__What you have to do__
Quote every line as written. Omit pictures.

[BEGIN Information supplied]

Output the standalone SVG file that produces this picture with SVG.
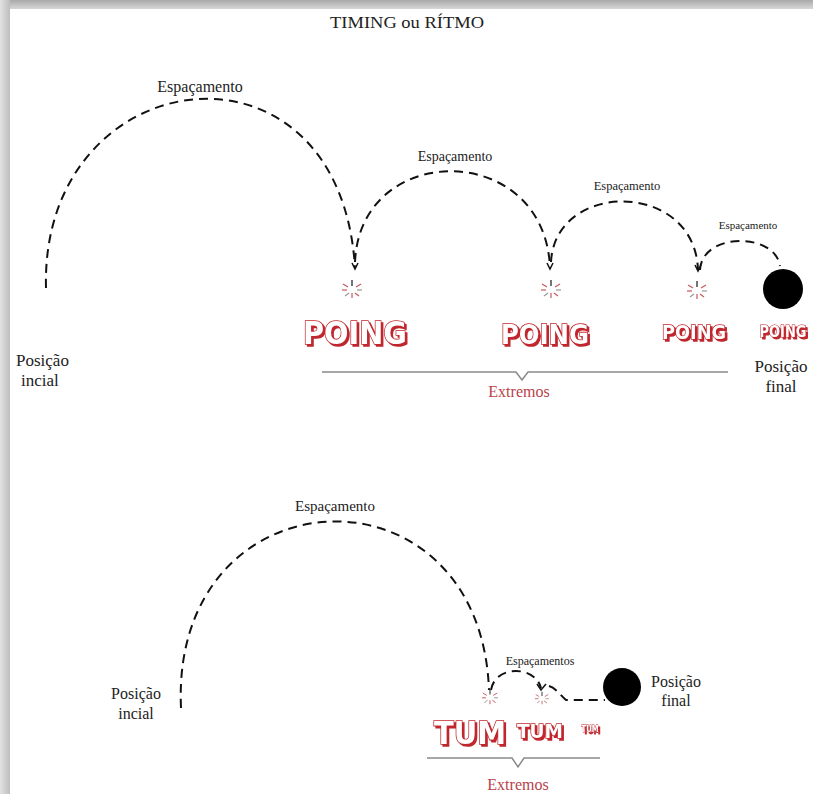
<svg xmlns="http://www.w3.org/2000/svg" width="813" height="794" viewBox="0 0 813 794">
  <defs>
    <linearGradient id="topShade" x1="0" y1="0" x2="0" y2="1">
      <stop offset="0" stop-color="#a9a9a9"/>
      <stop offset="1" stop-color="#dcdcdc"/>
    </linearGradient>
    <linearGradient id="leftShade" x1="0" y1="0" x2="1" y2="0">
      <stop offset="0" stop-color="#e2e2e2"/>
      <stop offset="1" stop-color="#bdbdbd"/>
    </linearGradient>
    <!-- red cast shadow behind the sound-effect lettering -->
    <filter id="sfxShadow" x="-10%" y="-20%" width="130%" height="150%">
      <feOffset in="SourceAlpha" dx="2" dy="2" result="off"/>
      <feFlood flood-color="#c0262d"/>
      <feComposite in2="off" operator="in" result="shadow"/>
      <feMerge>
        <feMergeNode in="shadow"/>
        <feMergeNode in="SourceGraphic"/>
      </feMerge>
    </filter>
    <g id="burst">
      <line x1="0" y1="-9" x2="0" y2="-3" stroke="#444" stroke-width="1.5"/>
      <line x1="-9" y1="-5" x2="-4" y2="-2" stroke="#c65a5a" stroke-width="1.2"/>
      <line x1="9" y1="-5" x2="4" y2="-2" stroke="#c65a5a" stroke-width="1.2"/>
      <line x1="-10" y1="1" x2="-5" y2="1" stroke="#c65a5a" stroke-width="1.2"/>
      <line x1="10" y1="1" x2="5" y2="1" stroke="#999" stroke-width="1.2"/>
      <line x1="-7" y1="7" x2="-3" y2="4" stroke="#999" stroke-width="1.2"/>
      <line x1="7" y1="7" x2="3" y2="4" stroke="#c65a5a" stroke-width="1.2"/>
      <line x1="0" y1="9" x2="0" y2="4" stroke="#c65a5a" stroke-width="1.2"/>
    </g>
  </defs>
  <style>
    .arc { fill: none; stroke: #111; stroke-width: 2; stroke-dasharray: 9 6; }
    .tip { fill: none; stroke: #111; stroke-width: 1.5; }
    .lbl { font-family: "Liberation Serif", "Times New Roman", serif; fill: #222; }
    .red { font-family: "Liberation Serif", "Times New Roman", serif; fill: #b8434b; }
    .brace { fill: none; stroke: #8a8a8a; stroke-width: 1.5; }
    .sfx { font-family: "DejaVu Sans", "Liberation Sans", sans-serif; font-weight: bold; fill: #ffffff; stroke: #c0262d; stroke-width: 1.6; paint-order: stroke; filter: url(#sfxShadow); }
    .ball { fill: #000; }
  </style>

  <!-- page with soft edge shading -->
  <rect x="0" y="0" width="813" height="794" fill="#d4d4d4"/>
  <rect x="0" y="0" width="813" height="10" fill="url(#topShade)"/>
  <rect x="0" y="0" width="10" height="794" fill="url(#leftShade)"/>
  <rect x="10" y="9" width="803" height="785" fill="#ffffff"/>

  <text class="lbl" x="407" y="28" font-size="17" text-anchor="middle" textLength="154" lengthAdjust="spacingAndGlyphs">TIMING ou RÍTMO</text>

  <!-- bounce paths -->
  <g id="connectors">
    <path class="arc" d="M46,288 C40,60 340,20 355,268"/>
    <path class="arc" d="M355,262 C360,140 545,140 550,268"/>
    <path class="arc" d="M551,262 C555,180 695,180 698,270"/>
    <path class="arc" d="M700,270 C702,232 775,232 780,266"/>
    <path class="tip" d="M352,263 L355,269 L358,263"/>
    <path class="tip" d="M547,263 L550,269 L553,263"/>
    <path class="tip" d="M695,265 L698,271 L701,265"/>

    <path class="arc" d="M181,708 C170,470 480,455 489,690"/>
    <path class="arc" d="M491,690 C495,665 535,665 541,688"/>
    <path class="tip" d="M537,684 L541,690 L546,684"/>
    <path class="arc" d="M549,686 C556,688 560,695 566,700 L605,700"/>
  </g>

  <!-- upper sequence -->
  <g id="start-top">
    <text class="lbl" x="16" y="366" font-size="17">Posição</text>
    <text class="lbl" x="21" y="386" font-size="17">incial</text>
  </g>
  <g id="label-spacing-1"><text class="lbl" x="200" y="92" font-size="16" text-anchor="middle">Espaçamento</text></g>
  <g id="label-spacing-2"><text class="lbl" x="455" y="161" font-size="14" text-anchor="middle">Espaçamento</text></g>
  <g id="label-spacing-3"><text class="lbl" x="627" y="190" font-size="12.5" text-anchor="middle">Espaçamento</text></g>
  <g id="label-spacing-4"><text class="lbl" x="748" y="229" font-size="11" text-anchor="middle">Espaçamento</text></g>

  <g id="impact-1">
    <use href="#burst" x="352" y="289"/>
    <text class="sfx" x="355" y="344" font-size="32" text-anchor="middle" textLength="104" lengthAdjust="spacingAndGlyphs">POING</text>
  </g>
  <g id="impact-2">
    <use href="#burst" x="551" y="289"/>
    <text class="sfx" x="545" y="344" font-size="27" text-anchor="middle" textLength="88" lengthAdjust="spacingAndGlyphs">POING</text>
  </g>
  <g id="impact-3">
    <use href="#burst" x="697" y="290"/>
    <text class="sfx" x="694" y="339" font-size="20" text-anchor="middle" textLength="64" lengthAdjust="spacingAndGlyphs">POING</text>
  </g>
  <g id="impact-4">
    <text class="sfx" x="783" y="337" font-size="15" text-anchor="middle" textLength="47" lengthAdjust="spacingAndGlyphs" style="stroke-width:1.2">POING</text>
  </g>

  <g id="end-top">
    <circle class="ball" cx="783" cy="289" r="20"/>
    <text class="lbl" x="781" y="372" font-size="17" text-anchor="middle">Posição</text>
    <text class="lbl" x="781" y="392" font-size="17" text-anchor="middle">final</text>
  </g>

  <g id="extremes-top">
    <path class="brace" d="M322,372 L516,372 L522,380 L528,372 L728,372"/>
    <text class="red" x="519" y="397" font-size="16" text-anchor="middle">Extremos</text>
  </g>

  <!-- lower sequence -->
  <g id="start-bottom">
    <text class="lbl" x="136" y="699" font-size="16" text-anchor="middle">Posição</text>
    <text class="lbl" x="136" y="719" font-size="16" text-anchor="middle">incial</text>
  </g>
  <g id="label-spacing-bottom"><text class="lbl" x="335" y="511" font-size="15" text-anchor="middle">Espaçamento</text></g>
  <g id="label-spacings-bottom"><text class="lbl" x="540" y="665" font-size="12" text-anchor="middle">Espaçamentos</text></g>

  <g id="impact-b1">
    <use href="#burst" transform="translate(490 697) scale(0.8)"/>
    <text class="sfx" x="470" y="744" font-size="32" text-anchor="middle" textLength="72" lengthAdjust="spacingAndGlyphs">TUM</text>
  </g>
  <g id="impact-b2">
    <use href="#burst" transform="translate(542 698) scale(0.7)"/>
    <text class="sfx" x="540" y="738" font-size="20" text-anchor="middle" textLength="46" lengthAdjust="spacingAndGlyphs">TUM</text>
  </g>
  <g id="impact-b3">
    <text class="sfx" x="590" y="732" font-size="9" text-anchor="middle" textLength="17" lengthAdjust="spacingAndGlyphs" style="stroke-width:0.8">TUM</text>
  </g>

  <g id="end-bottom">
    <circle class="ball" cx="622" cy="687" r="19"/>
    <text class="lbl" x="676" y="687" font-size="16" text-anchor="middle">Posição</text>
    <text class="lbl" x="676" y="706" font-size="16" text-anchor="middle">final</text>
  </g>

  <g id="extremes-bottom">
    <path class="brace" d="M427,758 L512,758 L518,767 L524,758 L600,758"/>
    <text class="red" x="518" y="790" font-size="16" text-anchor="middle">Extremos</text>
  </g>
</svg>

[END Information supplied]

__Exercise answer__
Output the standalone SVG file that produces this picture with SVG.
<svg xmlns="http://www.w3.org/2000/svg" width="813" height="794" viewBox="0 0 813 794">
  <defs>
    <linearGradient id="topShade" x1="0" y1="0" x2="0" y2="1">
      <stop offset="0" stop-color="#a9a9a9"/>
      <stop offset="1" stop-color="#dcdcdc"/>
    </linearGradient>
    <linearGradient id="leftShade" x1="0" y1="0" x2="1" y2="0">
      <stop offset="0" stop-color="#e2e2e2"/>
      <stop offset="1" stop-color="#bdbdbd"/>
    </linearGradient>
    <!-- red cast shadow behind the sound-effect lettering -->
    <filter id="sfxShadow" x="-10%" y="-20%" width="130%" height="150%">
      <feOffset in="SourceAlpha" dx="2" dy="2" result="off"/>
      <feFlood flood-color="#c0262d"/>
      <feComposite in2="off" operator="in" result="shadow"/>
      <feMerge>
        <feMergeNode in="shadow"/>
        <feMergeNode in="SourceGraphic"/>
      </feMerge>
    </filter>
    <g id="burst">
      <line x1="0" y1="-9" x2="0" y2="-3" stroke="#444" stroke-width="1.5"/>
      <line x1="-9" y1="-5" x2="-4" y2="-2" stroke="#c65a5a" stroke-width="1.2"/>
      <line x1="9" y1="-5" x2="4" y2="-2" stroke="#c65a5a" stroke-width="1.2"/>
      <line x1="-10" y1="1" x2="-5" y2="1" stroke="#c65a5a" stroke-width="1.2"/>
      <line x1="10" y1="1" x2="5" y2="1" stroke="#999" stroke-width="1.2"/>
      <line x1="-7" y1="7" x2="-3" y2="4" stroke="#999" stroke-width="1.2"/>
      <line x1="7" y1="7" x2="3" y2="4" stroke="#c65a5a" stroke-width="1.2"/>
      <line x1="0" y1="9" x2="0" y2="4" stroke="#c65a5a" stroke-width="1.2"/>
    </g>
  </defs>
  <style>
    .arc { fill: none; stroke: #111; stroke-width: 2; stroke-dasharray: 9 6; }
    .tip { fill: none; stroke: #111; stroke-width: 1.5; }
    .lbl { font-family: "Liberation Serif", "Times New Roman", serif; fill: #222; }
    .red { font-family: "Liberation Serif", "Times New Roman", serif; fill: #b8434b; }
    .brace { fill: none; stroke: #8a8a8a; stroke-width: 1.5; }
    .sfx { font-family: "DejaVu Sans", "Liberation Sans", sans-serif; font-weight: bold; fill: #ffffff; stroke: #c0262d; stroke-width: 1.6; paint-order: stroke; filter: url(#sfxShadow); }
    .ball { fill: #000; }
  </style>

  <!-- page with soft edge shading -->
  <rect x="0" y="0" width="813" height="794" fill="#d4d4d4"/>
  <rect x="0" y="0" width="813" height="10" fill="url(#topShade)"/>
  <rect x="0" y="0" width="10" height="794" fill="url(#leftShade)"/>
  <rect x="10" y="9" width="803" height="785" fill="#ffffff"/>

  <text class="lbl" x="407" y="28" font-size="17" text-anchor="middle" textLength="154" lengthAdjust="spacingAndGlyphs">TIMING ou RÍTMO</text>

  <!-- bounce paths -->
  <g id="connectors">
    <path class="arc" d="M46,288 C40,60 340,20 355,268"/>
    <path class="arc" d="M355,262 C360,140 545,140 550,268"/>
    <path class="arc" d="M551,262 C555,180 695,180 698,270"/>
    <path class="arc" d="M700,270 C702,232 775,232 780,266"/>
    <path class="tip" d="M352,263 L355,269 L358,263"/>
    <path class="tip" d="M547,263 L550,269 L553,263"/>
    <path class="tip" d="M695,265 L698,271 L701,265"/>

    <path class="arc" d="M181,708 C170,470 480,455 489,690"/>
    <path class="arc" d="M491,690 C495,665 535,665 541,688"/>
    <path class="tip" d="M537,684 L541,690 L546,684"/>
    <path class="arc" d="M549,686 C556,688 560,695 566,700 L605,700"/>
  </g>

  <!-- upper sequence -->
  <g id="start-top">
    <text class="lbl" x="16" y="366" font-size="17">Posição</text>
    <text class="lbl" x="21" y="386" font-size="17">incial</text>
  </g>
  <g id="label-spacing-1"><text class="lbl" x="200" y="92" font-size="16" text-anchor="middle">Espaçamento</text></g>
  <g id="label-spacing-2"><text class="lbl" x="455" y="161" font-size="14" text-anchor="middle">Espaçamento</text></g>
  <g id="label-spacing-3"><text class="lbl" x="627" y="190" font-size="12.5" text-anchor="middle">Espaçamento</text></g>
  <g id="label-spacing-4"><text class="lbl" x="748" y="229" font-size="11" text-anchor="middle">Espaçamento</text></g>

  <g id="impact-1">
    <use href="#burst" x="352" y="289"/>
    <text class="sfx" x="355" y="344" font-size="32" text-anchor="middle" textLength="104" lengthAdjust="spacingAndGlyphs">POING</text>
  </g>
  <g id="impact-2">
    <use href="#burst" x="551" y="289"/>
    <text class="sfx" x="545" y="344" font-size="27" text-anchor="middle" textLength="88" lengthAdjust="spacingAndGlyphs">POING</text>
  </g>
  <g id="impact-3">
    <use href="#burst" x="697" y="290"/>
    <text class="sfx" x="694" y="339" font-size="20" text-anchor="middle" textLength="64" lengthAdjust="spacingAndGlyphs">POING</text>
  </g>
  <g id="impact-4">
    <text class="sfx" x="783" y="337" font-size="15" text-anchor="middle" textLength="47" lengthAdjust="spacingAndGlyphs" style="stroke-width:1.2">POING</text>
  </g>

  <g id="end-top">
    <circle class="ball" cx="783" cy="289" r="20"/>
    <text class="lbl" x="781" y="372" font-size="17" text-anchor="middle">Posição</text>
    <text class="lbl" x="781" y="392" font-size="17" text-anchor="middle">final</text>
  </g>

  <g id="extremes-top">
    <path class="brace" d="M322,372 L516,372 L522,380 L528,372 L728,372"/>
    <text class="red" x="519" y="397" font-size="16" text-anchor="middle">Extremos</text>
  </g>

  <!-- lower sequence -->
  <g id="start-bottom">
    <text class="lbl" x="136" y="699" font-size="16" text-anchor="middle">Posição</text>
    <text class="lbl" x="136" y="719" font-size="16" text-anchor="middle">incial</text>
  </g>
  <g id="label-spacing-bottom"><text class="lbl" x="335" y="511" font-size="15" text-anchor="middle">Espaçamento</text></g>
  <g id="label-spacings-bottom"><text class="lbl" x="540" y="665" font-size="12" text-anchor="middle">Espaçamentos</text></g>

  <g id="impact-b1">
    <use href="#burst" transform="translate(490 697) scale(0.8)"/>
    <text class="sfx" x="470" y="744" font-size="32" text-anchor="middle" textLength="72" lengthAdjust="spacingAndGlyphs">TUM</text>
  </g>
  <g id="impact-b2">
    <use href="#burst" transform="translate(542 698) scale(0.7)"/>
    <text class="sfx" x="540" y="738" font-size="20" text-anchor="middle" textLength="46" lengthAdjust="spacingAndGlyphs">TUM</text>
  </g>
  <g id="impact-b3">
    <text class="sfx" x="590" y="732" font-size="9" text-anchor="middle" textLength="17" lengthAdjust="spacingAndGlyphs" style="stroke-width:0.8">TUM</text>
  </g>

  <g id="end-bottom">
    <circle class="ball" cx="622" cy="687" r="19"/>
    <text class="lbl" x="676" y="687" font-size="16" text-anchor="middle">Posição</text>
    <text class="lbl" x="676" y="706" font-size="16" text-anchor="middle">final</text>
  </g>

  <g id="extremes-bottom">
    <path class="brace" d="M427,758 L512,758 L518,767 L524,758 L600,758"/>
    <text class="red" x="518" y="790" font-size="16" text-anchor="middle">Extremos</text>
  </g>
</svg>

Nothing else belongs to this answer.